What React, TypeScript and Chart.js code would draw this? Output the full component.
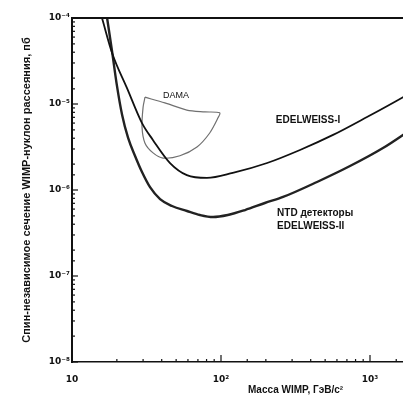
import { useEffect, useRef } from 'react';
import { Chart, registerables } from 'chart.js';

Chart.register(...registerables);

// EDELWEISS-I exclusion limit (mass in GeV/c^2, cross-section in pb)
const edelweiss1Mass = [15.9, 18.6, 23.4, 29.5, 35, 45.5, 59, 80.5, 120, 204, 339, 565, 955, 1665, 1854];
const edelweiss1Sigma = [1e-4, 3.9e-5, 1.53e-5, 6.0e-6, 3.8e-6, 2.06e-6, 1.49e-6, 1.38e-6, 1.58e-6, 2.06e-6, 2.92e-6, 4.37e-6, 7.06e-6, 1.2e-5, 1.34e-5];

// EDELWEISS-II (NTD detectors) projected limit
const edelweiss2Mass = [17.2, 18.6, 20.0, 21.7, 23.8, 26.5, 29.5, 33.4, 39.0, 46.9, 59.1, 72.3, 88.4, 111, 145, 197, 261, 441, 734, 1222, 1665, 1854];
const edelweiss2Sigma = [1e-4, 4.02e-5, 1.66e-5, 7.45e-6, 4.03e-6, 2.49e-6, 1.62e-6, 1.08e-6, 7.85e-7, 6.51e-7, 5.7e-7, 5.12e-7, 4.85e-7, 5.12e-7, 5.85e-7, 7.06e-7, 8.3e-7, 1.24e-6, 1.9e-6, 3.08e-6, 4.37e-6, 4.99e-6];

// DAMA allowed region (closed contour)
const damaMass = [30.9, 42, 59, 78, 98, 95.5, 84, 69, 53, 40.8, 35, 30.9, 29.5, 30, 30.9];
const damaSigma = [1.2e-5, 1.03e-5, 8.5e-6, 8.1e-6, 7.9e-6, 6.9e-6, 4.6e-6, 3.16e-6, 2.5e-6, 2.35e-6, 2.7e-6, 3.5e-6, 5.4e-6, 9.2e-6, 1.2e-5];

// Tick labels
const xTickValues = [10, 100, 1000];
const xTickLabels = ['10', '10²', '10³'];
const yTickValues = [1e-4, 1e-5, 1e-6, 1e-7, 1e-8];
const yTickLabels = ['10⁻⁴', '10⁻⁵', '10⁻⁶', '10⁻⁷', '10⁻⁸'];

// Text annotations anchored in data coordinates
const annotationTexts = ['DAMA', 'EDELWEISS-I', 'NTD детекторы', 'EDELWEISS-II'];
const annotationMass = [49.9, 384, 238, 238];
const annotationSigma = [1.27e-5, 6.4e-6, 5.4e-7, 3.75e-7];
const annotationAlign: CanvasTextAlign[] = ['center', 'center', 'left', 'left'];
const annotationFont = ['9px "Liberation Sans", Arial, sans-serif', 'bold 10px "Liberation Sans", Arial, sans-serif', 'bold 10px "Liberation Sans", Arial, sans-serif', 'bold 10px "Liberation Sans", Arial, sans-serif'];

const toPoints = (xs: number[], ys: number[]) => xs.map((x, i) => ({ x, y: ys[i] }));

const isDecade = (v: number) => Math.abs(Math.log10(v) - Math.round(Math.log10(v))) < 1e-6;

const labelFor = (values: number[], labels: string[], value: number) => {
  const i = values.findIndex((v) => Math.abs(Math.log10(v) - Math.log10(value)) < 1e-6);
  return i >= 0 ? labels[i] : '';
};

const decorPlugin = {
  id: 'decor',
  afterDraw(chart: any) {
    const { ctx, chartArea } = chart;
    const xs = chart.scales.x;
    const ys = chart.scales.y;
    ctx.save();
    ctx.strokeStyle = '#111';
    // top frame line
    ctx.lineWidth = 2;
    ctx.beginPath();
    ctx.moveTo(chartArea.left, chartArea.top);
    ctx.lineTo(chartArea.right, chartArea.top);
    ctx.stroke();
    // inward ticks on the left axis
    ctx.lineWidth = 1.2;
    ys.ticks.forEach((t: any) => {
      const y = ys.getPixelForValue(t.value);
      const len = isDecade(t.value) ? 6 : 3;
      ctx.beginPath();
      ctx.moveTo(chartArea.left, y);
      ctx.lineTo(chartArea.left + len, y);
      ctx.stroke();
    });
    // inward ticks on the bottom axis
    xs.ticks.forEach((t: any) => {
      const x = xs.getPixelForValue(t.value);
      const len = isDecade(t.value) ? 7 : 3;
      ctx.beginPath();
      ctx.moveTo(x, chartArea.bottom);
      ctx.lineTo(x, chartArea.bottom - len);
      ctx.stroke();
    });
    // annotations
    ctx.fillStyle = '#111';
    ctx.textBaseline = 'middle';
    annotationTexts.forEach((txt, i) => {
      ctx.font = annotationFont[i];
      ctx.textAlign = annotationAlign[i];
      ctx.fillText(txt, xs.getPixelForValue(annotationMass[i]), ys.getPixelForValue(annotationSigma[i]));
    });
    ctx.restore();
  },
};

export default function App() {
  const canvasRef = useRef<HTMLCanvasElement | null>(null);

  useEffect(() => {
    if (!canvasRef.current) return;
    const fontFamily = '"Liberation Sans", Arial, sans-serif';
    const tickFontFamily = '"DejaVu Sans", "Liberation Sans", sans-serif';
    const chart = new Chart(canvasRef.current, {
      type: 'line',
      data: {
        datasets: [
          {
            label: 'EDELWEISS-I',
            data: toPoints(edelweiss1Mass, edelweiss1Sigma),
            borderColor: '#111',
            borderWidth: 1.8,
            pointRadius: 0,
            cubicInterpolationMode: 'monotone',
            fill: false,
          },
          {
            label: 'EDELWEISS-II',
            data: toPoints(edelweiss2Mass, edelweiss2Sigma),
            borderColor: '#222',
            borderWidth: 2.4,
            pointRadius: 0,
            cubicInterpolationMode: 'monotone',
            fill: false,
          },
          {
            label: 'DAMA',
            data: toPoints(damaMass, damaSigma),
            borderColor: '#707070',
            borderWidth: 1.2,
            pointRadius: 0,
            tension: 0.3,
            fill: false,
          },
        ],
      },
      options: {
        animation: false,
        responsive: false,
        devicePixelRatio: 1,
        layout: { padding: { left: 0, top: 18, right: 21, bottom: 0 } },
        plugins: {
          legend: { display: false },
          tooltip: { enabled: false },
        },
        scales: {
          x: {
            type: 'logarithmic',
            min: 10,
            max: 10000,
            grid: { display: true, drawOnChartArea: false, drawTicks: false },
            border: { display: true, color: '#111', width: 1.6 },
            ticks: {
              autoSkip: false,
              maxRotation: 0,
              padding: 12,
              color: '#111',
              font: { family: tickFontFamily, size: 9, weight: 'bold' },
              callback: (value: any) => labelFor(xTickValues, xTickLabels, Number(value)),
            },
            title: {
              display: true,
              text: 'Масса WIMP, ГэВ/с²',
              color: '#111',
              font: { family: fontFamily, size: 10, weight: 'bold' },
              padding: { top: 0, bottom: 2 },
            },
            afterFit: (scale: any) => {
              scale.height = 36;
            },
          },
          y: {
            type: 'logarithmic',
            min: 1e-8,
            max: 1e-4,
            grid: { display: true, drawOnChartArea: false, drawTicks: false },
            border: { display: true, color: '#111', width: 2 },
            ticks: {
              autoSkip: false,
              padding: 2,
              color: '#111',
              font: { family: tickFontFamily, size: 9, weight: 'bold' },
              callback: (value: any) => labelFor(yTickValues, yTickLabels, Number(value)),
            },
            title: {
              display: true,
              text: 'Спин-независимое сечение WIMP-нуклон рассеяния, пб',
              color: '#111',
              font: { family: fontFamily, size: 11, weight: 'bold' },
              padding: { top: 20, bottom: 0 },
            },
            afterFit: (scale: any) => {
              scale.width = 72;
            },
          },
        },
      },
      plugins: [decorPlugin],
    });
    return () => chart.destroy();
  }, []);

  return (
    <div
      style={{
        position: 'absolute',
        left: 0,
        top: 0,
        width: 403,
        height: 398,
        overflow: 'hidden',
        background: '#fff',
      }}
    >
      <canvas ref={canvasRef} width={540} height={398} style={{ display: 'block' }} />
    </div>
  );
}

────────────────────────────────────────

- **Directions for this task**: Leave out the pictures and restate, word for word, the lines from the top of the data through the line containing "const yTickLabels = ['10⁻⁴', '10⁻⁵', '10⁻⁶', '10⁻⁷', '10⁻⁸'];", both included.

- **Final result**:
What React, TypeScript and Chart.js code would draw this? Output the full component.
import { useEffect, useRef } from 'react';
import { Chart, registerables } from 'chart.js';

Chart.register(...registerables);

// EDELWEISS-I exclusion limit (mass in GeV/c^2, cross-section in pb)
const edelweiss1Mass = [15.9, 18.6, 23.4, 29.5, 35, 45.5, 59, 80.5, 120, 204, 339, 565, 955, 1665, 1854];
const edelweiss1Sigma = [1e-4, 3.9e-5, 1.53e-5, 6.0e-6, 3.8e-6, 2.06e-6, 1.49e-6, 1.38e-6, 1.58e-6, 2.06e-6, 2.92e-6, 4.37e-6, 7.06e-6, 1.2e-5, 1.34e-5];

// EDELWEISS-II (NTD detectors) projected limit
const edelweiss2Mass = [17.2, 18.6, 20.0, 21.7, 23.8, 26.5, 29.5, 33.4, 39.0, 46.9, 59.1, 72.3, 88.4, 111, 145, 197, 261, 441, 734, 1222, 1665, 1854];
const edelweiss2Sigma = [1e-4, 4.02e-5, 1.66e-5, 7.45e-6, 4.03e-6, 2.49e-6, 1.62e-6, 1.08e-6, 7.85e-7, 6.51e-7, 5.7e-7, 5.12e-7, 4.85e-7, 5.12e-7, 5.85e-7, 7.06e-7, 8.3e-7, 1.24e-6, 1.9e-6, 3.08e-6, 4.37e-6, 4.99e-6];

// DAMA allowed region (closed contour)
const damaMass = [30.9, 42, 59, 78, 98, 95.5, 84, 69, 53, 40.8, 35, 30.9, 29.5, 30, 30.9];
const damaSigma = [1.2e-5, 1.03e-5, 8.5e-6, 8.1e-6, 7.9e-6, 6.9e-6, 4.6e-6, 3.16e-6, 2.5e-6, 2.35e-6, 2.7e-6, 3.5e-6, 5.4e-6, 9.2e-6, 1.2e-5];

// Tick labels
const xTickValues = [10, 100, 1000];
const xTickLabels = ['10', '10²', '10³'];
const yTickValues = [1e-4, 1e-5, 1e-6, 1e-7, 1e-8];
const yTickLabels = ['10⁻⁴', '10⁻⁵', '10⁻⁶', '10⁻⁷', '10⁻⁸'];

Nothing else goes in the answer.